[Start]
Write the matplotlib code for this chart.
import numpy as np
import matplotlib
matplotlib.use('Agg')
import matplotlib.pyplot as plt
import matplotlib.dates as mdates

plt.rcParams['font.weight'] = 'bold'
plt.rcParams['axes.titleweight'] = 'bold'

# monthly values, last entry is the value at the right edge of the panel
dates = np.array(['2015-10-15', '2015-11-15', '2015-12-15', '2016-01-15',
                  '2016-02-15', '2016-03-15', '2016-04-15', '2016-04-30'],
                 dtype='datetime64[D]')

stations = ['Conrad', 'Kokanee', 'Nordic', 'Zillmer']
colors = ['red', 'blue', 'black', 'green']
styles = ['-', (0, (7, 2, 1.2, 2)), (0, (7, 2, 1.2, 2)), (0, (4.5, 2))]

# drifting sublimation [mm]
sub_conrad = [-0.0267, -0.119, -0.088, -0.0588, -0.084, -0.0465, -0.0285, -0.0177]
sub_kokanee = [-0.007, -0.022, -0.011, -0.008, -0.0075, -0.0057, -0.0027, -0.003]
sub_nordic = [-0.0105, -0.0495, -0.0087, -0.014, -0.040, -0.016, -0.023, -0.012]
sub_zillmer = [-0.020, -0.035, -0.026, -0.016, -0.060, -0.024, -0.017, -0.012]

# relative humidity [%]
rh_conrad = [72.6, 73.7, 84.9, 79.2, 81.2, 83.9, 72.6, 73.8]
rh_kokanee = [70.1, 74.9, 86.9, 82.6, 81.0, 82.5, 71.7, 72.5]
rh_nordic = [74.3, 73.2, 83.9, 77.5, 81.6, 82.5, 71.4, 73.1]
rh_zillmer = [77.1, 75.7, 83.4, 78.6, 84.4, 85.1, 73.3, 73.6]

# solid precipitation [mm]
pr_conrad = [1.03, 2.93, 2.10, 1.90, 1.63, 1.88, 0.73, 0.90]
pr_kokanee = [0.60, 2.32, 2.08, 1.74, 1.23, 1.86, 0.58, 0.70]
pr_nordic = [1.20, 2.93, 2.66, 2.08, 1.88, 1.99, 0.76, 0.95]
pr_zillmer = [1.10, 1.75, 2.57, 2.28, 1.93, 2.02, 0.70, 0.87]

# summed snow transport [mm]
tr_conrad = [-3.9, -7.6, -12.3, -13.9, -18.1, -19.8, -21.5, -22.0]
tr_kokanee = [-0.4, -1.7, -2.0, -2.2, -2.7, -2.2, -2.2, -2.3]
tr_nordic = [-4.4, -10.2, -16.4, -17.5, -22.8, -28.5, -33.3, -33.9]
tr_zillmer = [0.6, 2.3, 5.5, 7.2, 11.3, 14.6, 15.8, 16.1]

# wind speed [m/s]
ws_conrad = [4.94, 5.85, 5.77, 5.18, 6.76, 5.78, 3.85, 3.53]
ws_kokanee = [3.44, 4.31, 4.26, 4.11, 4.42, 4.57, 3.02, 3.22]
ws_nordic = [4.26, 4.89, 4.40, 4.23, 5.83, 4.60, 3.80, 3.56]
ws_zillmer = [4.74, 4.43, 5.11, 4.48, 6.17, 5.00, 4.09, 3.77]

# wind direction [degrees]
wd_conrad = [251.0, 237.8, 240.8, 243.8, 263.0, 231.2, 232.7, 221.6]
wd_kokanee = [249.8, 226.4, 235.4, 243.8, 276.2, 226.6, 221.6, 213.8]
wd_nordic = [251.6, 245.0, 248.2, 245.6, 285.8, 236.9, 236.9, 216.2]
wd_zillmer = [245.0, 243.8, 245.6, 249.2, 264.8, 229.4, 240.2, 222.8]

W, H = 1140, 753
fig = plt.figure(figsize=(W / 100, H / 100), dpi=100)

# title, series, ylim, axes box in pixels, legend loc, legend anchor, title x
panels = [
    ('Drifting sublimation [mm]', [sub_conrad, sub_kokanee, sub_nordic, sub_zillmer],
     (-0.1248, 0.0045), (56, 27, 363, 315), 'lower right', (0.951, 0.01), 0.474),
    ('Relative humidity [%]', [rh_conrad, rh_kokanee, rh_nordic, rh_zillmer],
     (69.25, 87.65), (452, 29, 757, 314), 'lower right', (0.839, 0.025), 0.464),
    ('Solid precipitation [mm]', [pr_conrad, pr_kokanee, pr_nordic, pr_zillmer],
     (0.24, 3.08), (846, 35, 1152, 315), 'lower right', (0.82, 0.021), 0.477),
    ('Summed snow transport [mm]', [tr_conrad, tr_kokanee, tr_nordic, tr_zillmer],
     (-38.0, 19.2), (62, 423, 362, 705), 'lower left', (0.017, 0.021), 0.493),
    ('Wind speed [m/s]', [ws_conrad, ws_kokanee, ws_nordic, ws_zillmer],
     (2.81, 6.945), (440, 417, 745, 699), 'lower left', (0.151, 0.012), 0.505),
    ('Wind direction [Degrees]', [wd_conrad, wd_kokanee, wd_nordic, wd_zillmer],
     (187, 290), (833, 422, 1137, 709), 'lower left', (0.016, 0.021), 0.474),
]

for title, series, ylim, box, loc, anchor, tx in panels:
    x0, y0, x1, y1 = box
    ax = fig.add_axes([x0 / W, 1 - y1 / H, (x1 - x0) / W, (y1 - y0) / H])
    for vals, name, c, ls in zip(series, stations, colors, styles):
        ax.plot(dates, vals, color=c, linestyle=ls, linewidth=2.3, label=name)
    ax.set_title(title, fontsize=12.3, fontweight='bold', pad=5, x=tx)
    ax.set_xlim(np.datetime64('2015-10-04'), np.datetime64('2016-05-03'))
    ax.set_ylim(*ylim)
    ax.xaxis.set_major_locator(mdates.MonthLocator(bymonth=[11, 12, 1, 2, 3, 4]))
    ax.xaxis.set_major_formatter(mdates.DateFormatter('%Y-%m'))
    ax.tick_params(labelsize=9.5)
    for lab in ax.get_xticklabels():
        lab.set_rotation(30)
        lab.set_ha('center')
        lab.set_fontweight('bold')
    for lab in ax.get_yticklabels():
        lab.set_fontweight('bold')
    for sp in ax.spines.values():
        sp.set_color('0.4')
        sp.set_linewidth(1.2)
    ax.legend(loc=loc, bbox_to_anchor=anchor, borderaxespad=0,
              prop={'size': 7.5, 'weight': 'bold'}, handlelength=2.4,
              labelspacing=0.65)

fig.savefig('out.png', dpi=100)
[End]
- [Task description]: Transcribe all of the material exactly. Omit nothing.

- [Response]:
Write the matplotlib code for this chart.
import numpy as np
import matplotlib
matplotlib.use('Agg')
import matplotlib.pyplot as plt
import matplotlib.dates as mdates

plt.rcParams['font.weight'] = 'bold'
plt.rcParams['axes.titleweight'] = 'bold'

# monthly values, last entry is the value at the right edge of the panel
dates = np.array(['2015-10-15', '2015-11-15', '2015-12-15', '2016-01-15',
                  '2016-02-15', '2016-03-15', '2016-04-15', '2016-04-30'],
                 dtype='datetime64[D]')

stations = ['Conrad', 'Kokanee', 'Nordic', 'Zillmer']
colors = ['red', 'blue', 'black', 'green']
styles = ['-', (0, (7, 2, 1.2, 2)), (0, (7, 2, 1.2, 2)), (0, (4.5, 2))]

# drifting sublimation [mm]
sub_conrad = [-0.0267, -0.119, -0.088, -0.0588, -0.084, -0.0465, -0.0285, -0.0177]
sub_kokanee = [-0.007, -0.022, -0.011, -0.008, -0.0075, -0.0057, -0.0027, -0.003]
sub_nordic = [-0.0105, -0.0495, -0.0087, -0.014, -0.040, -0.016, -0.023, -0.012]
sub_zillmer = [-0.020, -0.035, -0.026, -0.016, -0.060, -0.024, -0.017, -0.012]

# relative humidity [%]
rh_conrad = [72.6, 73.7, 84.9, 79.2, 81.2, 83.9, 72.6, 73.8]
rh_kokanee = [70.1, 74.9, 86.9, 82.6, 81.0, 82.5, 71.7, 72.5]
rh_nordic = [74.3, 73.2, 83.9, 77.5, 81.6, 82.5, 71.4, 73.1]
rh_zillmer = [77.1, 75.7, 83.4, 78.6, 84.4, 85.1, 73.3, 73.6]

# solid precipitation [mm]
pr_conrad = [1.03, 2.93, 2.10, 1.90, 1.63, 1.88, 0.73, 0.90]
pr_kokanee = [0.60, 2.32, 2.08, 1.74, 1.23, 1.86, 0.58, 0.70]
pr_nordic = [1.20, 2.93, 2.66, 2.08, 1.88, 1.99, 0.76, 0.95]
pr_zillmer = [1.10, 1.75, 2.57, 2.28, 1.93, 2.02, 0.70, 0.87]

# summed snow transport [mm]
tr_conrad = [-3.9, -7.6, -12.3, -13.9, -18.1, -19.8, -21.5, -22.0]
tr_kokanee = [-0.4, -1.7, -2.0, -2.2, -2.7, -2.2, -2.2, -2.3]
tr_nordic = [-4.4, -10.2, -16.4, -17.5, -22.8, -28.5, -33.3, -33.9]
tr_zillmer = [0.6, 2.3, 5.5, 7.2, 11.3, 14.6, 15.8, 16.1]

# wind speed [m/s]
ws_conrad = [4.94, 5.85, 5.77, 5.18, 6.76, 5.78, 3.85, 3.53]
ws_kokanee = [3.44, 4.31, 4.26, 4.11, 4.42, 4.57, 3.02, 3.22]
ws_nordic = [4.26, 4.89, 4.40, 4.23, 5.83, 4.60, 3.80, 3.56]
ws_zillmer = [4.74, 4.43, 5.11, 4.48, 6.17, 5.00, 4.09, 3.77]

# wind direction [degrees]
wd_conrad = [251.0, 237.8, 240.8, 243.8, 263.0, 231.2, 232.7, 221.6]
wd_kokanee = [249.8, 226.4, 235.4, 243.8, 276.2, 226.6, 221.6, 213.8]
wd_nordic = [251.6, 245.0, 248.2, 245.6, 285.8, 236.9, 236.9, 216.2]
wd_zillmer = [245.0, 243.8, 245.6, 249.2, 264.8, 229.4, 240.2, 222.8]

W, H = 1140, 753
fig = plt.figure(figsize=(W / 100, H / 100), dpi=100)

# title, series, ylim, axes box in pixels, legend loc, legend anchor, title x
panels = [
    ('Drifting sublimation [mm]', [sub_conrad, sub_kokanee, sub_nordic, sub_zillmer],
     (-0.1248, 0.0045), (56, 27, 363, 315), 'lower right', (0.951, 0.01), 0.474),
    ('Relative humidity [%]', [rh_conrad, rh_kokanee, rh_nordic, rh_zillmer],
     (69.25, 87.65), (452, 29, 757, 314), 'lower right', (0.839, 0.025), 0.464),
    ('Solid precipitation [mm]', [pr_conrad, pr_kokanee, pr_nordic, pr_zillmer],
     (0.24, 3.08), (846, 35, 1152, 315), 'lower right', (0.82, 0.021), 0.477),
    ('Summed snow transport [mm]', [tr_conrad, tr_kokanee, tr_nordic, tr_zillmer],
     (-38.0, 19.2), (62, 423, 362, 705), 'lower left', (0.017, 0.021), 0.493),
    ('Wind speed [m/s]', [ws_conrad, ws_kokanee, ws_nordic, ws_zillmer],
     (2.81, 6.945), (440, 417, 745, 699), 'lower left', (0.151, 0.012), 0.505),
    ('Wind direction [Degrees]', [wd_conrad, wd_kokanee, wd_nordic, wd_zillmer],
     (187, 290), (833, 422, 1137, 709), 'lower left', (0.016, 0.021), 0.474),
]

for title, series, ylim, box, loc, anchor, tx in panels:
    x0, y0, x1, y1 = box
    ax = fig.add_axes([x0 / W, 1 - y1 / H, (x1 - x0) / W, (y1 - y0) / H])
    for vals, name, c, ls in zip(series, stations, colors, styles):
        ax.plot(dates, vals, color=c, linestyle=ls, linewidth=2.3, label=name)
    ax.set_title(title, fontsize=12.3, fontweight='bold', pad=5, x=tx)
    ax.set_xlim(np.datetime64('2015-10-04'), np.datetime64('2016-05-03'))
    ax.set_ylim(*ylim)
    ax.xaxis.set_major_locator(mdates.MonthLocator(bymonth=[11, 12, 1, 2, 3, 4]))
    ax.xaxis.set_major_formatter(mdates.DateFormatter('%Y-%m'))
    ax.tick_params(labelsize=9.5)
    for lab in ax.get_xticklabels():
        lab.set_rotation(30)
        lab.set_ha('center')
        lab.set_fontweight('bold')
    for lab in ax.get_yticklabels():
        lab.set_fontweight('bold')
    for sp in ax.spines.values():
        sp.set_color('0.4')
        sp.set_linewidth(1.2)
    ax.legend(loc=loc, bbox_to_anchor=anchor, borderaxespad=0,
              prop={'size': 7.5, 'weight': 'bold'}, handlelength=2.4,
              labelspacing=0.65)

fig.savefig('out.png', dpi=100)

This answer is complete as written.